## [What is expected]
Locate all lines in the data below that hold "this" and show them.

## [Extracted data]
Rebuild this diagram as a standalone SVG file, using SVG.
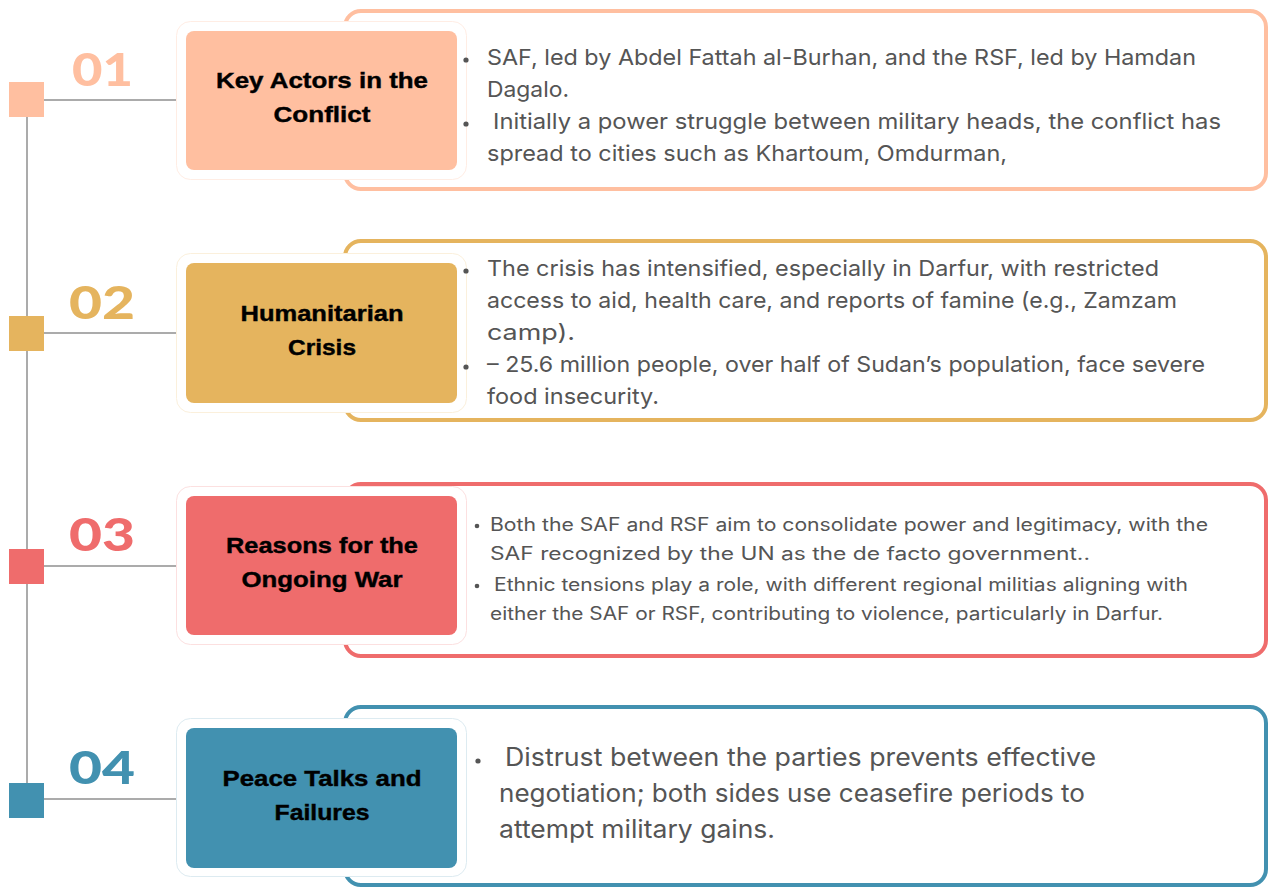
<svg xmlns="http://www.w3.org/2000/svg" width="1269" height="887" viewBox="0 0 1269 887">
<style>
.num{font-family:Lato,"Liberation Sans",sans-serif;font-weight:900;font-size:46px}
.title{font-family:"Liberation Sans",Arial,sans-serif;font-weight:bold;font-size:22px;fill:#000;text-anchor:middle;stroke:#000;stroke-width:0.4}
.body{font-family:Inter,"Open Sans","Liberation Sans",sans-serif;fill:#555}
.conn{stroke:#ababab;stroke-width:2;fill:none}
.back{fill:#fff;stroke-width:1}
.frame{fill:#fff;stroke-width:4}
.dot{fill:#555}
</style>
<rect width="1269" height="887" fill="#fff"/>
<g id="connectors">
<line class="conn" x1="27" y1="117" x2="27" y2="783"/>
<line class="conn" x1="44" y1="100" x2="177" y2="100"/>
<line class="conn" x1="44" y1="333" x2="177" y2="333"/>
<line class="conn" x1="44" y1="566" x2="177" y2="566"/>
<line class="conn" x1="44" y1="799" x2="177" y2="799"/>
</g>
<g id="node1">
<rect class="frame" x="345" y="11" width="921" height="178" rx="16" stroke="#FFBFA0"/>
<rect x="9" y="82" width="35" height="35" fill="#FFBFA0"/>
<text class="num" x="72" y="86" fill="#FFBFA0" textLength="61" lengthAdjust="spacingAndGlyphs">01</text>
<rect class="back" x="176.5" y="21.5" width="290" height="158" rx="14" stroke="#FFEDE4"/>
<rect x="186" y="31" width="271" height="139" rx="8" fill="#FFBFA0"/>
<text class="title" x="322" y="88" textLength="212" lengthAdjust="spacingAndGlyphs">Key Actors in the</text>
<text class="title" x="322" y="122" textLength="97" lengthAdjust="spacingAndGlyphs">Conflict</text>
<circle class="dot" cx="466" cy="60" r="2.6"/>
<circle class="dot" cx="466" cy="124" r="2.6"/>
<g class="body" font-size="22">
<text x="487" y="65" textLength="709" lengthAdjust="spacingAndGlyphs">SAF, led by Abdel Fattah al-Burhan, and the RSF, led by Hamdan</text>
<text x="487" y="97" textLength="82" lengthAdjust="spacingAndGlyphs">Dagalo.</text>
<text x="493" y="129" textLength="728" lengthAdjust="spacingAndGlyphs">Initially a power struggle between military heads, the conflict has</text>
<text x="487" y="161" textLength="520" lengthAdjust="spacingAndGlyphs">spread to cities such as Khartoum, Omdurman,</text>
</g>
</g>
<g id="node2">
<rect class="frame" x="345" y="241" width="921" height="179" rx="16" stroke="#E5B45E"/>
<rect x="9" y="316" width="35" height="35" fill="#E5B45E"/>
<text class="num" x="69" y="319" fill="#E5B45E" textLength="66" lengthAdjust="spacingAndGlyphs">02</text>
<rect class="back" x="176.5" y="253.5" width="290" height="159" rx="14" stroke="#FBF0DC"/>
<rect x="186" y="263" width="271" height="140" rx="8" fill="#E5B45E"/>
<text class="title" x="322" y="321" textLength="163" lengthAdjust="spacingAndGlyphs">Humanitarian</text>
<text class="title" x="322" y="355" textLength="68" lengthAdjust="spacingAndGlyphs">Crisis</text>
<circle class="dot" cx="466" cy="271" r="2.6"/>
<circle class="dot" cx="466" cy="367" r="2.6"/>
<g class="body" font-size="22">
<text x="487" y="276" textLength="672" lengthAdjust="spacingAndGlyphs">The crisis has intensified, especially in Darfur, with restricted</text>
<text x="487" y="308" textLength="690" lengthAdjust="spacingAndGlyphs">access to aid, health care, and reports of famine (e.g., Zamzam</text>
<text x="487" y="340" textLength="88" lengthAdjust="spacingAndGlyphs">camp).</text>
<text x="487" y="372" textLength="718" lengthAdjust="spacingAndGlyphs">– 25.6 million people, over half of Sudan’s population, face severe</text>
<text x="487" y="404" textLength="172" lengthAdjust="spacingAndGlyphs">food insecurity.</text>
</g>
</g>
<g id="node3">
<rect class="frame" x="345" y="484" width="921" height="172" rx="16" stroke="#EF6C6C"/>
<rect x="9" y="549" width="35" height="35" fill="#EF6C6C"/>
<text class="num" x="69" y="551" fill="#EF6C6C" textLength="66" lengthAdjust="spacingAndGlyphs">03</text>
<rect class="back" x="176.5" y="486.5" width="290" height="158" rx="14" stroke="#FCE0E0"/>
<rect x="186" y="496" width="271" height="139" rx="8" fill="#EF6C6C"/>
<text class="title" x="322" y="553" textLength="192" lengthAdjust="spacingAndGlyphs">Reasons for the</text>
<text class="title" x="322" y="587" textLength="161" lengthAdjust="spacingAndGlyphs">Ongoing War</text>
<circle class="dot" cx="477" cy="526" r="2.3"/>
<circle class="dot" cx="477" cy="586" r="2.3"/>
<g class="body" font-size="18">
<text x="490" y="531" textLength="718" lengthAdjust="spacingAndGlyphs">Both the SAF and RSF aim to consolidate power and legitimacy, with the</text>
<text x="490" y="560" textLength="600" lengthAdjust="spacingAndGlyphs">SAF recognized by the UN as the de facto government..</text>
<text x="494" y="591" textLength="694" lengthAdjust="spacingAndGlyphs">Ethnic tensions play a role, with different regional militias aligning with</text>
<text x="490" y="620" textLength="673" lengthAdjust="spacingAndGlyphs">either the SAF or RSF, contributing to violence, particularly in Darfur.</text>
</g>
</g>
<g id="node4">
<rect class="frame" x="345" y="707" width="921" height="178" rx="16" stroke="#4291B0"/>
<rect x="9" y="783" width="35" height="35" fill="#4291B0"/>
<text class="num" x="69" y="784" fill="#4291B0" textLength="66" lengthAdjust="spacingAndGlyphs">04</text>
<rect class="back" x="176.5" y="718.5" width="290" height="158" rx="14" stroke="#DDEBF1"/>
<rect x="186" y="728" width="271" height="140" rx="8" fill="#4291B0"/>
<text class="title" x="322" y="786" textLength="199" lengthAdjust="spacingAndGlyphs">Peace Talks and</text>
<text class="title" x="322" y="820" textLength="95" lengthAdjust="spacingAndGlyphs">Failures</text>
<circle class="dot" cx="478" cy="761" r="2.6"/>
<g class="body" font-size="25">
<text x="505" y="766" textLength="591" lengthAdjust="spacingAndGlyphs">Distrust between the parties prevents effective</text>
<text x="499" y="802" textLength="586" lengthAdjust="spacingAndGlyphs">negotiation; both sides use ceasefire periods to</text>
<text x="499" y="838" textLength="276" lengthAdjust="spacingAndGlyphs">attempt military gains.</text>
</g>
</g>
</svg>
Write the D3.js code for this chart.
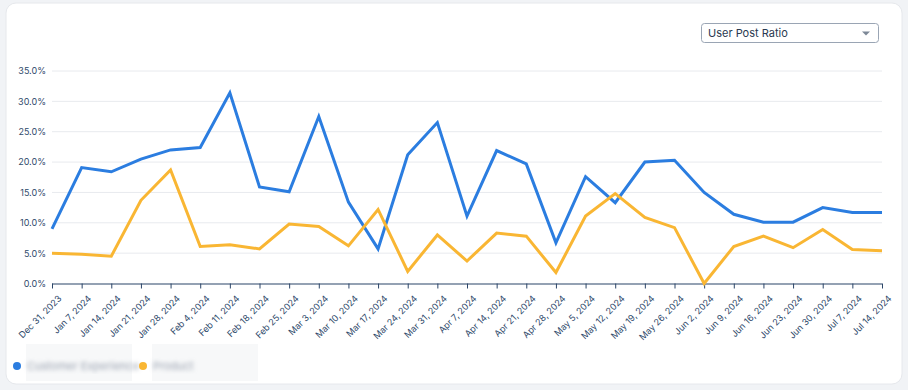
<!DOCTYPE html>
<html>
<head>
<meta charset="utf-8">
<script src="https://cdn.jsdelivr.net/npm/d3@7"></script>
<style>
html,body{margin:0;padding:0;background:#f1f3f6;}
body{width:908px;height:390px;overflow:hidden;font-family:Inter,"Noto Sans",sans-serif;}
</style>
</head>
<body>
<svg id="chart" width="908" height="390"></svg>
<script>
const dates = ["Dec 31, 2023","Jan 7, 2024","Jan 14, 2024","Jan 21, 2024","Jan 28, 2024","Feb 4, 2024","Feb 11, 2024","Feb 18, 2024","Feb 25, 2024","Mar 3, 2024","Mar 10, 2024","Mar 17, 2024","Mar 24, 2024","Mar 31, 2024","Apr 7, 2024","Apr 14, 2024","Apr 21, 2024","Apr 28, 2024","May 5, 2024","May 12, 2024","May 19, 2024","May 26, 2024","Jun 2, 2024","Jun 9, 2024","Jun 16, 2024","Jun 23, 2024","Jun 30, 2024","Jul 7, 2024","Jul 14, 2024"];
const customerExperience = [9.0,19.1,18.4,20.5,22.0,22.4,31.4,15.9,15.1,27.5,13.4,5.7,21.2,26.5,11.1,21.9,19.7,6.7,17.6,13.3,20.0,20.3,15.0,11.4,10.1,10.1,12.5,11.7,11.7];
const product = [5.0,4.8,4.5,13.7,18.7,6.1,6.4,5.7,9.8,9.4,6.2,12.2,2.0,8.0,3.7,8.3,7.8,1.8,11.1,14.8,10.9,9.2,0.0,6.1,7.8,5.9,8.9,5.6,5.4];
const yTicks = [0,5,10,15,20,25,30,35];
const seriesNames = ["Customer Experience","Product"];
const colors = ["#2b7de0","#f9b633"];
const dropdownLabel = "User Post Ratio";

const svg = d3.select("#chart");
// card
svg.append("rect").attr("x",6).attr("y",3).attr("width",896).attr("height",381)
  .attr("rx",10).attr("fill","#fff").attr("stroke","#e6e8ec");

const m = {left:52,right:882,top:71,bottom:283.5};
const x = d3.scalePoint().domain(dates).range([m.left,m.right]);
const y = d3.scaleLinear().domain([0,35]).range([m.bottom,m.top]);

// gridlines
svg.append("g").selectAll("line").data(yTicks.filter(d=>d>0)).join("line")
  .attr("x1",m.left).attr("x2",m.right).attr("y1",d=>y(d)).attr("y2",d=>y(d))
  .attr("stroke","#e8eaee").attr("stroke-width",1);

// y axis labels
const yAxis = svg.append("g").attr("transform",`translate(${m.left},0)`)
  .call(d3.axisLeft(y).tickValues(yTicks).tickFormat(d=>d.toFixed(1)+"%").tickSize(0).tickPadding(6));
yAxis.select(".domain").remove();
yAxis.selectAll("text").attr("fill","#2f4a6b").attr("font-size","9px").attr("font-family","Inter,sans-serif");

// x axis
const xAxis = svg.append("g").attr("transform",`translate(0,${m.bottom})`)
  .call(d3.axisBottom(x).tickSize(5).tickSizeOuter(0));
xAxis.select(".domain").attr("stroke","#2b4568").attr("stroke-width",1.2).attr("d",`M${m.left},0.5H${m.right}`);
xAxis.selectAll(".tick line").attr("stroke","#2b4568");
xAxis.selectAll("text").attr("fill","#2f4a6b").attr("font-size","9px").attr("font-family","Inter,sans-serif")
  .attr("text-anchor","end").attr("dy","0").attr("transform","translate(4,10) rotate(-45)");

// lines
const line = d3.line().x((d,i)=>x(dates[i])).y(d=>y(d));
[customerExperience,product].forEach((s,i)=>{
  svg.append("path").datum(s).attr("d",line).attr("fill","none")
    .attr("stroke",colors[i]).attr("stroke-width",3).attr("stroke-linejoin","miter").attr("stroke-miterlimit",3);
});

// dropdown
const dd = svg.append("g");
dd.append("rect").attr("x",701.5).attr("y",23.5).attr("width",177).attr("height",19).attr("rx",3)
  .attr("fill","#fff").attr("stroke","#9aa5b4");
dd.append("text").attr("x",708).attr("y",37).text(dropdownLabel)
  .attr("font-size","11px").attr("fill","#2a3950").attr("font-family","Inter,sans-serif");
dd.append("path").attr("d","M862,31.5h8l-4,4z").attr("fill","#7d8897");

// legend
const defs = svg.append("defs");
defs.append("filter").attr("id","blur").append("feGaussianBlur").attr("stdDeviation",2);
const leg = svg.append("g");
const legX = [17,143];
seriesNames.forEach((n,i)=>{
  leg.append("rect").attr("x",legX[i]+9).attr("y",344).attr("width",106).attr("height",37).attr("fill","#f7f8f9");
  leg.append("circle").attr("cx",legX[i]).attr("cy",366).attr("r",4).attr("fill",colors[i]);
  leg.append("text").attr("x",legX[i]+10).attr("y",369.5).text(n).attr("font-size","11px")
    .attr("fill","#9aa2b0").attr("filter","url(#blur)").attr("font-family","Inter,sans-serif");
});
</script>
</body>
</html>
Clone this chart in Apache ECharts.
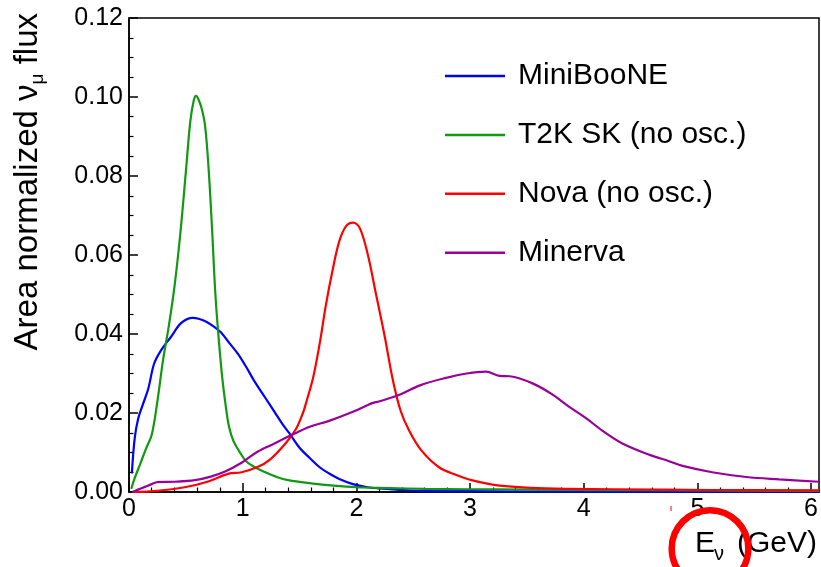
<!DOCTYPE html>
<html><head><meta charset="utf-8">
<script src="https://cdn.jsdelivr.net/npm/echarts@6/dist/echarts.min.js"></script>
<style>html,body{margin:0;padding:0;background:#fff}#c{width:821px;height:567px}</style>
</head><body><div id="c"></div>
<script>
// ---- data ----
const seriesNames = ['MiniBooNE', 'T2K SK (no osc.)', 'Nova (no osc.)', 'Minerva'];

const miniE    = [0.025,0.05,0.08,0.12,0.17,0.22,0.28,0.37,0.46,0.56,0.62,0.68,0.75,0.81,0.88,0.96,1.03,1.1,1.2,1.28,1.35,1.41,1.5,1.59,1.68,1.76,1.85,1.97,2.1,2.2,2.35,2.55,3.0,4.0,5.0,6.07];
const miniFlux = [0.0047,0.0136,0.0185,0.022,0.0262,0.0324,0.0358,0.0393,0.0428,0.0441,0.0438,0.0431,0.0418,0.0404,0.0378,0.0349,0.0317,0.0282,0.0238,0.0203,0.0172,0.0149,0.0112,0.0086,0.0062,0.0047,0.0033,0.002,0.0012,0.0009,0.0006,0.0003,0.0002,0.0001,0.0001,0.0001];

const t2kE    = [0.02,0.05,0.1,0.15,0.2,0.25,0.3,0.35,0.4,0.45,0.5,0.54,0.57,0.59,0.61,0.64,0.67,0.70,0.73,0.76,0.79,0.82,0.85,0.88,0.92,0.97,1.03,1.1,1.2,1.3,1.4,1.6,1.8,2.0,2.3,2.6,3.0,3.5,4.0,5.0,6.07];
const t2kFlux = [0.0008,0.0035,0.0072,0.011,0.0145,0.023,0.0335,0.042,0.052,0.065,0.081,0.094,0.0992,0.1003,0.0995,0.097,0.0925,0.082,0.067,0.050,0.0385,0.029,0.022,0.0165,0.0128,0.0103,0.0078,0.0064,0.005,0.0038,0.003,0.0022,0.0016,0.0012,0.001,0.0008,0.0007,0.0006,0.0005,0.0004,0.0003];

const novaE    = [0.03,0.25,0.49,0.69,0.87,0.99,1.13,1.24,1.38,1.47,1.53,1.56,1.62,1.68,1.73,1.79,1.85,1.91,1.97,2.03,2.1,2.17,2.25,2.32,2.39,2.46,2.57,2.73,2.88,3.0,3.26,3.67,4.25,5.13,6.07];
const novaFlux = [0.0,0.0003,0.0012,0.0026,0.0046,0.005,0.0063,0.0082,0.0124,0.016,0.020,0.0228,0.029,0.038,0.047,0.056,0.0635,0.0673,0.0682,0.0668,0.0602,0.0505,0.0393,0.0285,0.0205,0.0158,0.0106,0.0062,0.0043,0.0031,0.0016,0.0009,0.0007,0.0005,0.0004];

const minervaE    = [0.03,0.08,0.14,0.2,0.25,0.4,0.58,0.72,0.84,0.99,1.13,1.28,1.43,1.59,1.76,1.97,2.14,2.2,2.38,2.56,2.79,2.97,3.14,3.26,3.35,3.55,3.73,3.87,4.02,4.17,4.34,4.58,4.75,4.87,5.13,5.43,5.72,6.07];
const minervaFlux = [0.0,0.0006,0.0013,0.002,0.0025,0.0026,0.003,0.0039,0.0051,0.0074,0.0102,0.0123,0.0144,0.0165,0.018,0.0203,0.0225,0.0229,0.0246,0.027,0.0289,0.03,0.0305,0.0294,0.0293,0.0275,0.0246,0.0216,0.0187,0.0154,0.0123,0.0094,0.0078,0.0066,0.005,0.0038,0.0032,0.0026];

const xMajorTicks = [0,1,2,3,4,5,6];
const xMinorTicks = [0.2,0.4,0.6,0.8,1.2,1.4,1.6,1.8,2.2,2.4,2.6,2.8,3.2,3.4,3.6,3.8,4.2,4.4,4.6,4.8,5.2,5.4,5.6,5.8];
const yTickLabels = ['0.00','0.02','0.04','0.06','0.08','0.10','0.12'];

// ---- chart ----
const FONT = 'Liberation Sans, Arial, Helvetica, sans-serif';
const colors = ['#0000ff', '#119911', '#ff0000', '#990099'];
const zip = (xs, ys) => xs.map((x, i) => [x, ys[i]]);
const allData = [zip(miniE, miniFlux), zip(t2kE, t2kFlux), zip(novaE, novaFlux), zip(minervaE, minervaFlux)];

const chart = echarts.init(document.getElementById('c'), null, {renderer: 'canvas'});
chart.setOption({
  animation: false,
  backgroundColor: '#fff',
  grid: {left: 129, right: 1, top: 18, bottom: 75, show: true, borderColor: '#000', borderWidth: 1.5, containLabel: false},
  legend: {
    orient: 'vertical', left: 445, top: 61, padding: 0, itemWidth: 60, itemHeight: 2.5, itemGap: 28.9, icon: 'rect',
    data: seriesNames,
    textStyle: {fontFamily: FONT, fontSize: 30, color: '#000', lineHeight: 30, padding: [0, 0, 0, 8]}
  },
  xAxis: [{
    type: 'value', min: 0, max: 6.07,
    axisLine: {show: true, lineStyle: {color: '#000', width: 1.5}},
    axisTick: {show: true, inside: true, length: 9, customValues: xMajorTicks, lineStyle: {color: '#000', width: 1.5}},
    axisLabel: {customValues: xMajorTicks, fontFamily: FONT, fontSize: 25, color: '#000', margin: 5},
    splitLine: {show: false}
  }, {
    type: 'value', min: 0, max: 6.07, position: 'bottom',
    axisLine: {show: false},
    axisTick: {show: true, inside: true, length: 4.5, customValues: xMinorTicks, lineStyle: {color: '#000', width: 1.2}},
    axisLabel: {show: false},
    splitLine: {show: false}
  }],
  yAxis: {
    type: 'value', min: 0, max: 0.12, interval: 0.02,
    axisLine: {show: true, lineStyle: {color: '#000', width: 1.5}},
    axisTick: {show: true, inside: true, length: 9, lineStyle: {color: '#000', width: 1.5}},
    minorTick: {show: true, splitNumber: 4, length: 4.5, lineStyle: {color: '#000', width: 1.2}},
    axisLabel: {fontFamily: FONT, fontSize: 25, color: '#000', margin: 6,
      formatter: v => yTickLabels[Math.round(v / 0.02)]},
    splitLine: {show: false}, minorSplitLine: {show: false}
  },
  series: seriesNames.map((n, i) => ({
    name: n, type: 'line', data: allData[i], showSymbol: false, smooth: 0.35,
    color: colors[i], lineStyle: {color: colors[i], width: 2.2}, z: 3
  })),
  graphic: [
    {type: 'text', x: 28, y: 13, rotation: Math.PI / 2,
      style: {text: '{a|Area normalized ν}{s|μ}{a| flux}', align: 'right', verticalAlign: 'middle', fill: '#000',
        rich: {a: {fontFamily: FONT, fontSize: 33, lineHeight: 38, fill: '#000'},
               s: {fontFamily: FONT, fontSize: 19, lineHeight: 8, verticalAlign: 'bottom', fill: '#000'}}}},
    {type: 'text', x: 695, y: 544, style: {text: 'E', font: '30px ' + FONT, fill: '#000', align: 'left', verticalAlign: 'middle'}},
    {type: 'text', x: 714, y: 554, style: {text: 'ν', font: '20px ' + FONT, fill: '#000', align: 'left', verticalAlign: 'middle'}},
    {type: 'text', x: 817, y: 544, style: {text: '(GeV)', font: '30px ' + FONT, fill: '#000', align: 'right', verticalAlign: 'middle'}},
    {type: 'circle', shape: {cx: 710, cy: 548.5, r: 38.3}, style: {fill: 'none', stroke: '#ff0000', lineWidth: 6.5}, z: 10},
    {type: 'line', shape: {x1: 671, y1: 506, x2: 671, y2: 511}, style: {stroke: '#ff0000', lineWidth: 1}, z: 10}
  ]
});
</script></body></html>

## [Result of the exercise]
Rebuild this diagram as a standalone SVG file, using SVG.
Write the D3.js code for this chart.
Clone this chart in Apache ECharts.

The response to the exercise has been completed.